The FFRF Action Fund reminds Trump that the United States does not have a religion, much less a collective one — despite the efforts of white Christian nationalists who make up Trump’s most ardent supporters. The very notion of a former president referring to a national religion — and refusing entry to those who don’t “like” that religion — is fundamentally un-American and a betrayal of the Bill of Rights.

In 2018, the Trump administration convinced a narrow 5-4 majority of the U.S. Supreme Court to uphold its ban on immigration from a group of Muslim-majority countries. The court’s packed majority bought into the lie that the ban was a matter of national security rather than the obvious reality that it was religiously motivated discrimination. FFRF filed an amicus brief against the ban, pointing out that it contributed to violence and bigotry not only against Muslims but against immigrants more broadly.

Justice Sonia Sotomayor blasted that 2018 ruling in memorable fashion, writing that the decision “leaves undisturbed a policy first advertised openly and unequivocally as a ‘total and complete shutdown of Muslims entering the United States’ because the policy now masquerades behind a façade of national-security concerns.” 

Once again, Trump is openly promising to ban non-Christians from entering the United States, in clear defiance of the Constitution’s guarantee of religious liberty.

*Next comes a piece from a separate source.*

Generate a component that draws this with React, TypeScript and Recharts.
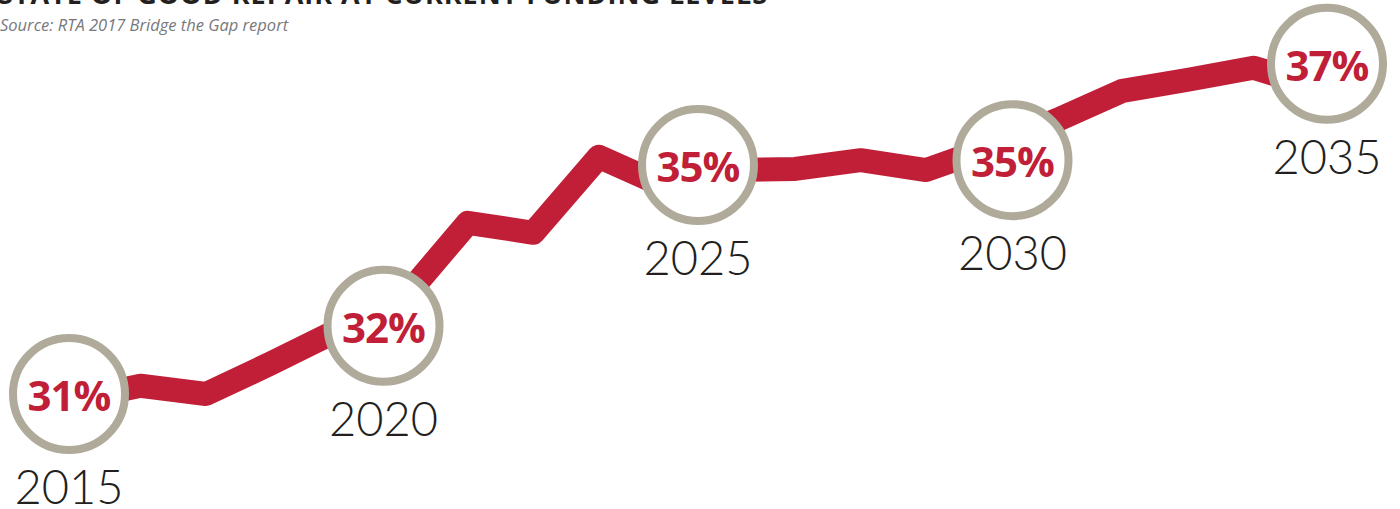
import { ComposedChart, Line, XAxis, YAxis } from 'recharts';

// annual state-of-good-repair share along the red line
const LINE_YEARS = [
  2015, 2016, 2017, 2018, 2019, 2020, 2021, 2022, 2023, 2024,
  2025, 2026, 2027, 2028, 2029, 2030, 2031, 2032, 2033, 2034,
];
const LINE_VALUES = [
  30.9, 31.15, 31.0, 31.56, 32.15, 32.71, 34.11, 33.93, 35.31, 34.78,
  35.07, 35.09, 35.25, 35.07, 35.49, 35.98, 36.51, 36.71, 36.93, 36.56,
];

// five-year milestones shown in circles
const MILESTONE_YEARS = [2015, 2020, 2025, 2030, 2035];
const MILESTONE_VALUES = [31.0, 32.24, 35.16, 35.25, 37.0];

const TITLE = 'STATE OF GOOD REPAIR AT CURRENT FUNDING LEVELS';
const SOURCE = 'Source: RTA 2017 Bridge the Gap report';

const RED = '#c01f37';
const RING = '#afaa99';

const lineData = LINE_YEARS.map((year, i) => ({ year, value: LINE_VALUES[i] }));
const milestoneData = MILESTONE_YEARS.map((year, i) => ({
  year,
  value: MILESTONE_VALUES[i],
}));

function Milestone(props: any) {
  const { cx, cy, payload } = props;
  if (cx == null || cy == null) return null;
  return (
    <g>
      <circle cx={cx} cy={cy} r={56} fill="#fff" stroke={RING} strokeWidth={8} />
      <text
        x={cx}
        y={cy + 17}
        textAnchor="middle"
        fill={RED}
        fontFamily="'Open Sans', sans-serif"
        fontWeight={700}
        fontSize={42}
        letterSpacing={-1}
      >
        {Math.round(payload.value)}%
      </text>
      <text
        x={cx}
        y={cy + 110}
        textAnchor="middle"
        fill="#231f20"
        fontFamily="Lato, sans-serif"
        fontWeight={300}
        fontSize={47}
      >
        {payload.year}
      </text>
    </g>
  );
}

export default function App() {
  return (
    <div style={{ position: 'absolute', left: 0, top: 0, width: 1400, height: 509 }}>
      <ComposedChart width={1400} height={509} margin={{ top: 0, right: 0, bottom: 0, left: 0 }}>
        <XAxis
          xAxisId="line"
          dataKey="year"
          type="number"
          domain={[2015, 2034]}
          padding={{ left: 75, right: 81 }}
          hide
        />
        <XAxis
          xAxisId="mark"
          dataKey="year"
          type="number"
          domain={[2015, 2035]}
          padding={{ left: 69, right: 73 }}
          hide
        />
        <YAxis dataKey="value" type="number" domain={[28.91, 38.16]} hide />
        <Line
          xAxisId="line"
          data={lineData}
          dataKey="value"
          type="linear"
          stroke={RED}
          strokeWidth={24}
          strokeLinejoin="round"
          dot={false}
          activeDot={false}
          isAnimationActive={false}
        />
        <Line
          xAxisId="mark"
          data={milestoneData}
          dataKey="value"
          stroke="none"
          dot={<Milestone />}
          activeDot={false}
          isAnimationActive={false}
        />
      </ComposedChart>
      <svg
        width={1400}
        height={509}
        style={{ position: 'absolute', left: 0, top: 0, pointerEvents: 'none' }}
      >
        <text
          x={-2}
          y={4}
          fill="#231f20"
          fontFamily="'Open Sans', sans-serif"
          fontWeight={700}
          fontSize={27}
          letterSpacing={1}
        >
          {TITLE}
        </text>
        <text
          x={0}
          y={31}
          fill="#77787b"
          fontFamily="'Open Sans', sans-serif"
          fontStyle="italic"
          fontSize={16.5}
        >
          {SOURCE}
        </text>
      </svg>
    </div>
  );
}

But he’s gone one step further in openly espousing that the United States has a state religion — and obviously a Christian one. In fact there are more than 200 Christian denominations in the United States who disagree with each other on numerous points of doctrine; there is no unified “Christian religion.” Trump clearly means a white Christian nationalist form of Christianity and is espousing that certain kinds of Christians are “more equal” than everyone else.

Trump’s vow is particularly misplaced given that those identifying as Christians are at a new low, about 64 percent of Americans (including children), dropping from 90 percent in the early 1990s. Pew Research reports that in each new generation, 31 percent of Christians become religiously unaffiliated before they turn 30, while a smaller percentage of the unaffiliated become Christian. It projects that by 2070, only one-third to slightly more than half of Americans will identify as Christian, while the nonreligious (“Nones”) will rise from the current 30 percent to as much as 52 percent of the U.S. population. The shrinking numbers of Christians help explain today’s desperate Christian nationalist backlash.

“The Supreme Court’s failure to hold Trump accountable in 2018 is leading to a predictable repeat of history,” comments Ryan Jayne, senior policy counsel with the FFRF Action Fund. “Trump now thinks the Constitution doesn’t apply to him. The justices knew this was a choice between Trump and the Constitution, and unfortunately only four justices chose to stand up for true religious liberty.”

The FFRF Action Fund is committed to advancing policies that promote true religious freedom, which includes reminding lawmakers and candidates about their duty to uphold America’s godless and entirely secular Constitution — protecting the religious liberty of all. 

FFRF Action Fund is a 501(c)(4) organization that develops and advocates for legislation, regulations and government programs to preserve the constitutional principle of separation between state and church. It also advocates for the rights and views of nonbelievers, endorses candidates for political office, and publicizes the views of elected officials concerning religious liberty issues. FFRF Action Fund serves as the advocacy arm of the Freedom From Religion Foundation, which has more than 40,000 members and works to keep religion out of government and educate the public about nontheism.